Available lenders: Different financial institutions have different terms and conditions for offering loans. Before choosing the loan provider, check whether you need a collateral for the amount or not, what the interest rate is and whether it is fixed or floating. Other aspects to consider are whether a co-signer is required, processing time, currency of borrowing, the costs the loan will cover and the fees and charges it will incur.

Collateral vs non-collateral loans: Collateral loans are secured by an asset that is offered as security in case the borrower fails to repay. On the other hand, non-collateral loans are sanctioned on the basis of the borrower’s credit score and may require a co-signer. Students applying for a loan for an undergraduate programme may not have a credit score. Therefore, they will need a co-signer who has a decent credit score. It is not necessary for the co-signer to be related to the student.

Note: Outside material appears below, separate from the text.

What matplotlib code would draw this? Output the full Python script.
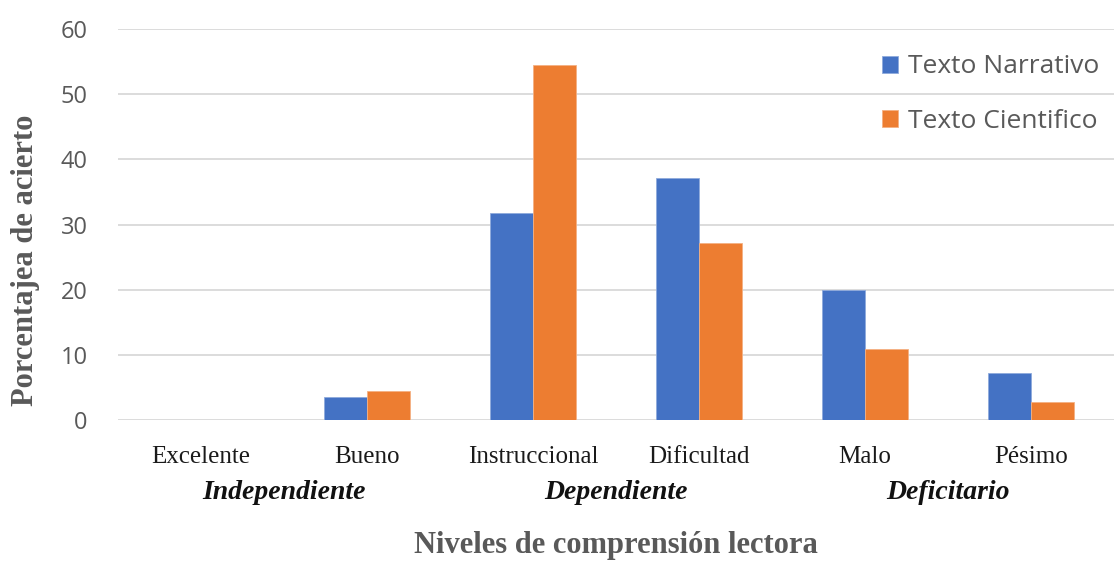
import matplotlib
matplotlib.use("Agg")
import matplotlib.pyplot as plt
import numpy as np

categories = ["Excelente", "Bueno", "Instruccional", "Dificultad", "Malo", "Pésimo"]
groups = ["Independiente", "Dependiente", "Deficitario"]
narrativo = [0, 3.5, 31.8, 37.2, 20.0, 7.2]
cientifico = [0, 4.5, 54.4, 27.1, 10.9, 2.8]
series_names = ["Texto Narrativo", "Texto Cientifico"]
yticks = [0, 10, 20, 30, 40, 50, 60]

blue = "#4472C4"
orange = "#ED7D31"
gray = "#595959"

fig = plt.figure(figsize=(11.16, 5.61), dpi=100)
ax = fig.add_axes([118/1116, 141/561, (1114-118)/1116, (420-29)/561])

x = np.arange(len(categories))
w = 0.26
ax.bar(x - w/2, narrativo, w, color=blue, edgecolor="#8FAADC", linewidth=0.6, label=series_names[0], zorder=3)
ax.bar(x + w/2, cientifico, w, color=orange, edgecolor="#F4B183", linewidth=0.6, label=series_names[1], zorder=3)

ax.set_xlim(-0.5, len(categories) - 0.5)
ax.set_ylim(0, 60)
ax.set_yticks(yticks)
ax.set_yticklabels([str(t) for t in yticks], fontsize=17, color=gray, family="Open Sans")
ax.yaxis.grid(True, color="#D9D9D9", linewidth=1.3, zorder=0)
ax.set_axisbelow(True)
for s in ax.spines.values():
    s.set_visible(False)
ax.tick_params(axis="y", length=0, pad=22)
ax.set_xticks(x)
ax.set_xticklabels(categories, fontsize=18, family="Liberation Serif", color="#1a1a1a")
ax.tick_params(axis="x", length=0, pad=19)

for i, g in enumerate(groups):
    ax.text(2*i + 0.5, -0.185, g, transform=ax.get_xaxis_transform(), ha="center", va="center",
            fontsize=20, family="Liberation Serif", style="italic", weight="bold", color="#111111")

fig.text(616/1116, 1 - 545/561, "Niveles de comprensión lectora", ha="center", va="center",
         fontsize=22, family="Liberation Serif", weight="bold", color=gray)
fig.text(26/1116, 1 - 260/561, "Porcentajea de acierto", ha="center", va="center", rotation=90,
         fontsize=22, family="Liberation Serif", weight="bold", color=gray)

leg = ax.legend(loc="upper left", bbox_to_anchor=(864/1116, 1 - 36/561), bbox_transform=fig.transFigure,
                frameon=False, labelspacing=1.1, handlelength=0.6, handleheight=0.6,
                handletextpad=0.35, borderaxespad=0.3, prop={"family": "Open Sans", "size": 19})
for t in leg.get_texts():
    t.set_color(gray)

fig.savefig("out.png", dpi=100)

Fixed or floating ROI: Fixed interest rates are not affected by market conditions whereas floating interest rates are. In the case of the latter, this will affect the EMI. A fixed rate offers more security from market fluctuations.

Online vs. in-person lenders: Processing of loans are faster in the case of online services. However, a personalised service may offer a chance to negotiate interest rates.

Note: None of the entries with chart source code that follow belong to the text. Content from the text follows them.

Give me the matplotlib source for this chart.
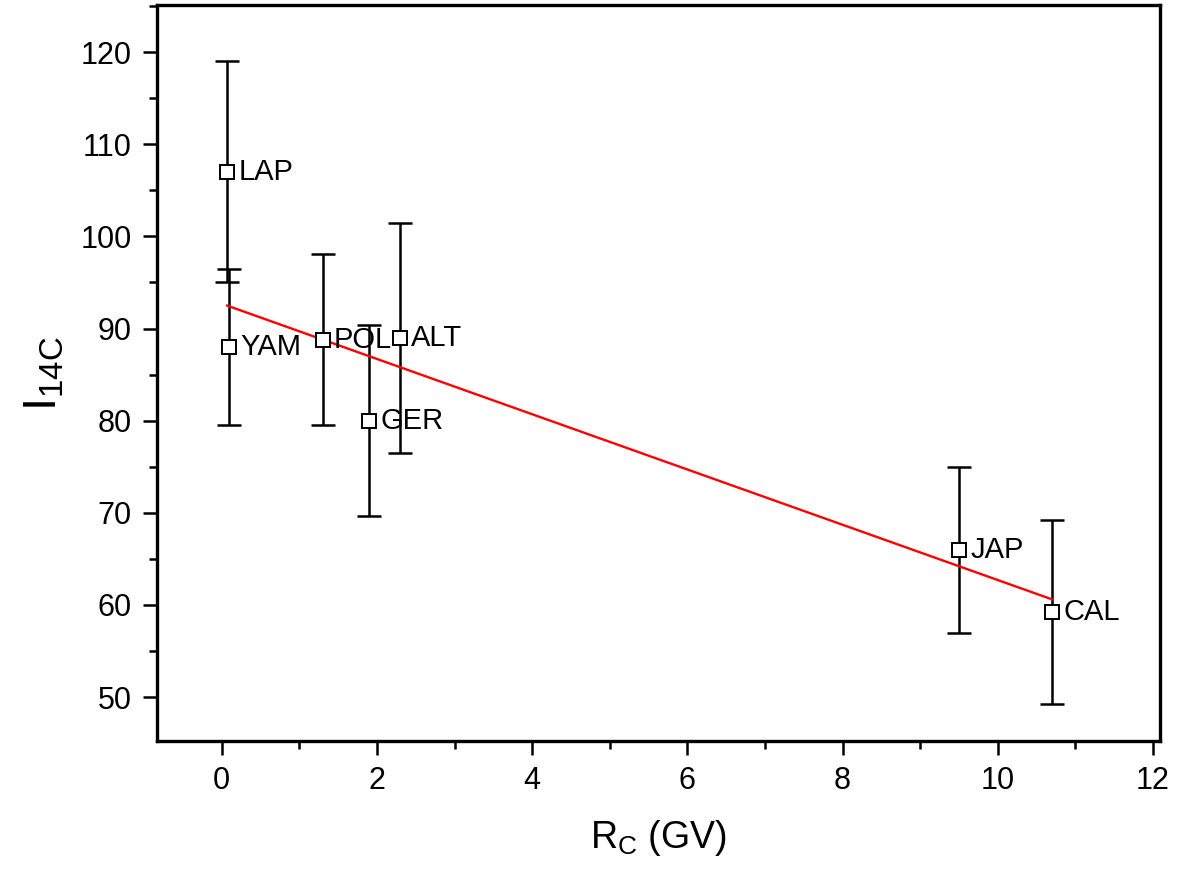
import matplotlib.pyplot as plt
import matplotlib
import numpy as np

# Arial-like look
matplotlib.rcParams['font.family'] = 'Liberation Sans'
matplotlib.rcParams['mathtext.fontset'] = 'custom'
matplotlib.rcParams['mathtext.rm'] = 'Liberation Sans'

# Stations: cutoff rigidity (GV), 14C intensity and its error
sites = ['LAP', 'YAM', 'POL', 'GER', 'ALT', 'JAP', 'CAL']
rc = [0.07, 0.09, 1.30, 1.90, 2.30, 9.50, 10.70]
i14c = [107.0, 88.0, 88.8, 80.0, 89.0, 66.0, 59.2]
err = [12.0, 8.5, 9.3, 10.4, 12.5, 9.0, 10.0]

# linear fit I = a + b * Rc
fit_a = 92.7
fit_b = -3.0

fig = plt.figure(figsize=(11.86, 8.71), dpi=100)
ax = fig.add_axes([0.132, 0.149, 0.846, 0.845])

ax.errorbar(rc, i14c, yerr=err, fmt='none', ecolor='black',
            elinewidth=1.8, capsize=8.5, capthick=1.8, zorder=2)
ax.plot(rc, i14c, 's', markersize=10.5, markerfacecolor='white',
        markeredgecolor='black', markeredgewidth=1.4, zorder=4)

# fitted line over the data range
xf = np.array([min(rc), max(rc)])
ax.plot(xf, fit_a + fit_b * xf, color='red', lw=1.7, zorder=3)

for name, x, y in zip(sites, rc, i14c):
    ax.annotate(name, (x, y), textcoords='offset points', xytext=(8, 0),
                ha='left', va='center', fontsize=21, zorder=5)

ax.set_xticks(np.arange(0, 13, 2))
ax.set_xticks(np.arange(-1, 13, 1), minor=True)
ax.set_yticks(np.arange(50, 121, 10))
ax.set_yticks(np.arange(45, 126, 5), minor=True)
ax.set_xlim(-0.84, 12.09)
ax.set_ylim(45.2, 125.1)

for s in ax.spines.values():
    s.set_linewidth(2.4)
ax.tick_params(which='major', direction='out', length=10, width=1.8,
               labelsize=22, pad=8)
ax.tick_params(which='minor', direction='out', length=6, width=1.8)
ax.tick_params(top=False, right=False, which='both')

ax.set_xlabel(r'$\mathregular{R_C}$ (GV)', fontsize=27, labelpad=16)
ax.set_ylabel(r'$\mathregular{I_{14C}}$', fontsize=34, labelpad=10)

fig.savefig('out.png', dpi=100)
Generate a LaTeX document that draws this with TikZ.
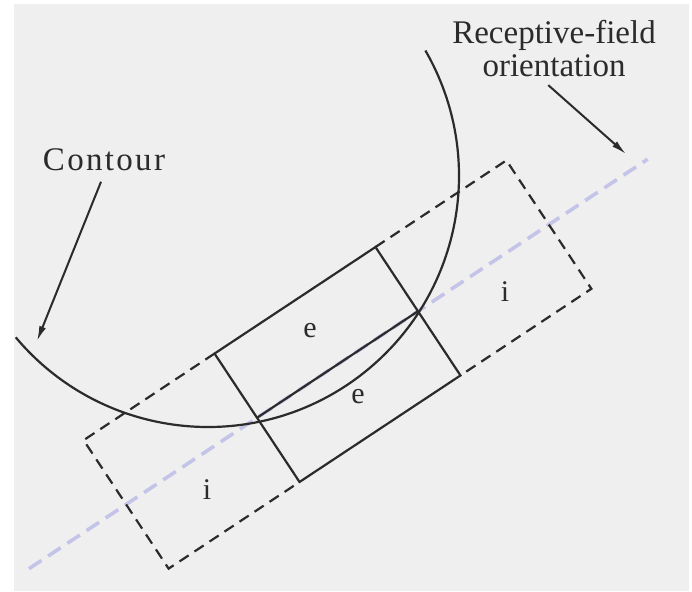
\documentclass[tikz,border=0pt]{standalone}
\usepackage{fontspec}
\setmainfont{Liberation Serif}
\usetikzlibrary{arrows.meta, positioning, calc}
\definecolor{paper}{HTML}{EFEFEF}
\definecolor{inkdark}{HTML}{2B2B2B}
\definecolor{axisblue}{HTML}{C4C4E8}

\begin{document}
\begin{tikzpicture}[
    x=1pt, y=-1pt,
    >=Latex,
    every node/.style={inner sep=3pt},
    lbl/.style={font=\fontsize{33}{33}\selectfont, text=inkdark, align=center},
    zonelbl/.style={font=\fontsize{30}{30}\selectfont, text=inkdark},
    pointer/.style={-{Latex[length=15pt,width=7pt]}, line width=2pt, inkdark},
    solidedge/.style={line width=2.2pt, inkdark},
    dashedge/.style={line width=2.2pt, inkdark, dash pattern=on 11pt off 7pt},
    axisline/.style={line width=3.6pt, axisblue, dash pattern=on 15pt off 8pt},
    contourline/.style={line width=2.2pt, inkdark},
]

% ============ Frame ============
\useasboundingbox (0,0) rectangle (692,591);
\fill[white] (0,0) rectangle (692,591);
\fill[paper] (14,4) rectangle (689,591);

% ============ Receptive field (rotated along its axis) ============
\begin{scope}[shift={(337.5,364.5)}, rotate=33.5]
    % orientation axis
    \draw[axisline] (-370,0) coordinate (axisstart) -- (372,0) coordinate (axisend);
    % inhibitory flanks
    \draw[dashedge] (-96.5,-77) -- (-253.5,-77) -- (-253.5,77) -- (-96.5,77);
    \draw[dashedge] (96.5,-77) -- (253.5,-77) -- (253.5,77) -- (96.5,77);
    % excitatory centre
    \draw[solidedge] (-96.5,-77) rectangle (96.5,77);
    \draw[solidedge] (-96.5,0) -- (96.5,0);
\end{scope}

% ============ Contour ============
\coordinate (ctr) at (208,176);
\draw[contourline] ($(ctr)+(140:251)$) arc[start angle=140, end angle=-30, radius=251];

% ============ Zone labels ============
\node[zonelbl] (eupper) at (310,331) {e};
\node[zonelbl] (elower) at (358,397) {e};
\node[zonelbl] (ileft) at (207,490) {i};
\node[zonelbl] (iright) at (505,292) {i};

% ============ Callouts ============
\node[lbl, font=\fontsize{33}{33}\selectfont\addfontfeature{LetterSpace=7}] (contourlbl) at (104,160) {Contour};
\coordinate (ctip) at (37,341);
\draw[pointer, shorten <=8pt] (contourlbl.south) -- (ctip);

\node[lbl] (rflabel) at (554,49) {Receptive-field\\orientation};
\coordinate (rftip) at (626,154);
\draw[pointer, shorten <=7pt] ([xshift=-11pt]rflabel.south) -- (rftip);

\end{tikzpicture}
\end{document}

Currency of borrowing: Borrowing in the host country’s currency eliminates the stress of change in the rate of currencies. It also makes it convenient to pay back the loan if you are planning to stay in the same country after finishing your course. However, compare the interest rates and ensure whether the borrowing will cover all the charges or just the total institution fee.

Besides this, check whether there are any other fees or charges apart from the interest. Ensure that there are no hidden costs before you sign the papers.